Police to grill Iqbal over attacks
Police to grill Iqbal over attacks
Agencies, Jakarta
Indonesia hopes to clarify details surrounding the possible
deportation of a man from Malaysia, and question him over
possible top-level links to regional terror network Jamaah
Islamiyah (JI).
Minister of Foreign Affairs Hassan Wirayuda said Tuesday that
the government was waiting for details regarding the deportation
of Mohammad Iqbal Abdul Rahman, alias Abu Jibril.
"... and Iqbal will be asked to clarify his possible
involvement with several militant groups here."
He said Indonesia wished to question Iqbal in relation to a
number of terror attacks carried out in Indonesia and his links
to militant organizations and JI.
Hassan dismissed earlier reports that Iqbal had been sent to
Jakarta.
"They (Malaysian authorities) have yet to decide when and
where the process will be conducted."
Iqbal was arrested under Malaysia's Internal Security Act in
June 2001 and is expected to be deported when the maximum
allowable detention period expires.
Though Iqbal was detained along with 90 other people on
suspicion of belonging to JI, he has never been charged with any
crime.
Both Iqbal and the alleged leader of JI, Abu Bakar Ba'asyir,
fled Indonesia for Malaysia together in 1985 to escape former
president Soeharto's repressive regime.
Ba'asyir is currently being tried in connection with plotting
to kill President Megawati Soekarnoputri when she was vice
president, and a series of bombings in Indonesia.

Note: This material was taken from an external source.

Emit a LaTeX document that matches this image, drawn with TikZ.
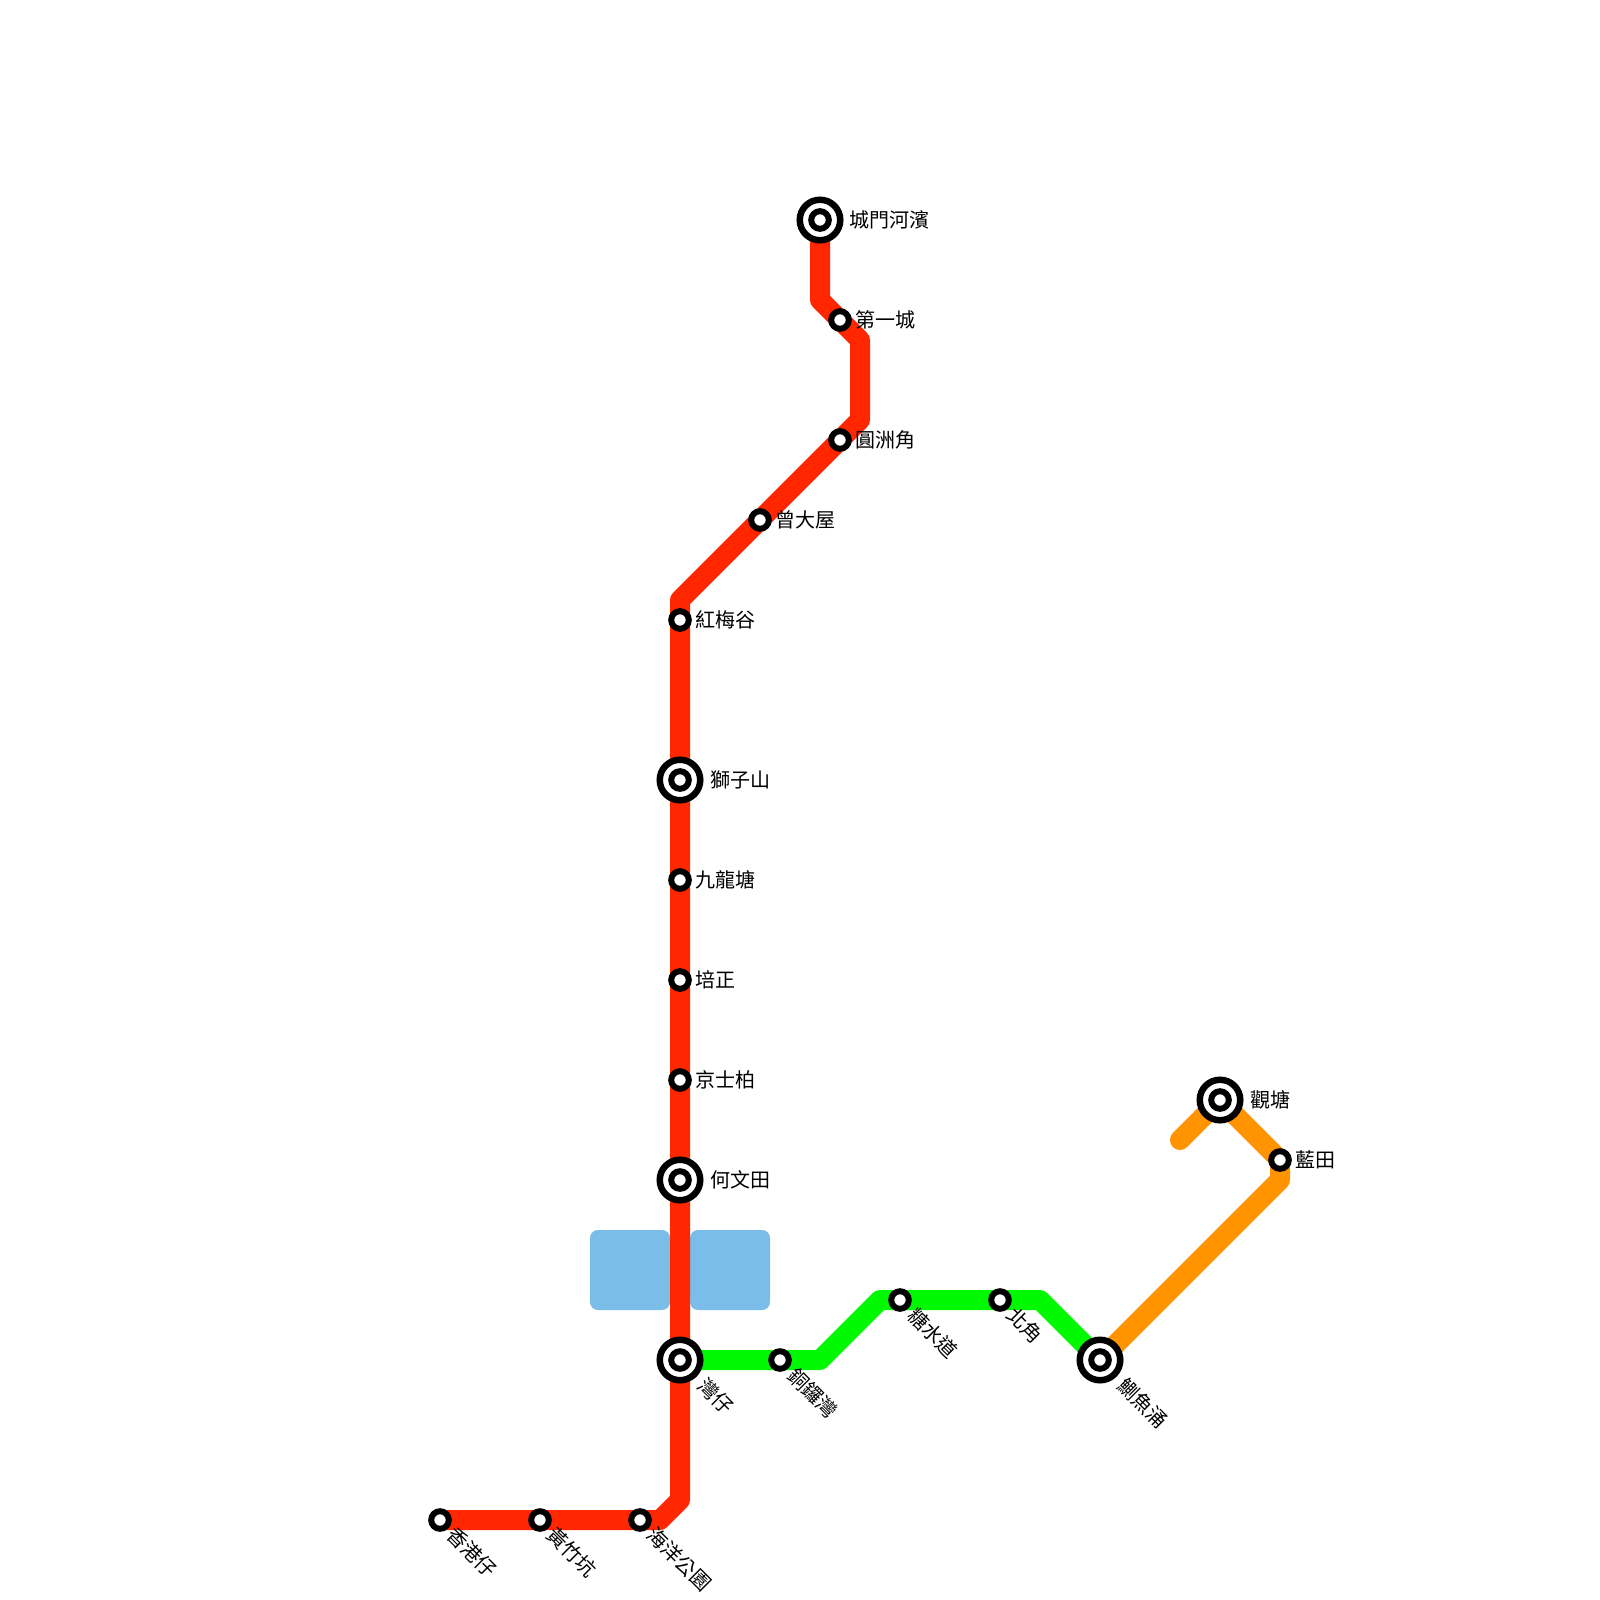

Iqbal is the brother of Irfan S. Awwas, a senior leader of the
Indonesian Mujahidin Council (MMI), which is chaired by Ba'asyir.
Separately, Iqbal's wife, Fatimah Zahrah Abdul Aziz, who still
lives in Malaysia, said she met her husband at the immigration
detention center in the capital Kuala Lumpur on Tuesday.
"He is in good health. We are appealing to the government not
to deport him," she told AFP.
"My husband said he is not involved in any militant activities
nor linked to Jamaah Islamiyah. My husband is just a simple
religious preacher," he said.
Fatimah, an Indonesian who like her husband holds permanent
resident status in Malaysia, said "no date has been fixed when
the government will deport him."
Malaysian terrorism expert Rohan Gunaratna, however, told AFP
on Tuesday that Iqbal was "a very significant figure" in JI.
"After Ba'asyir, he is the senior ideological leader in the
organization. He is a very important man, comparable to Hambali,
but he is ideological, less operational," he said.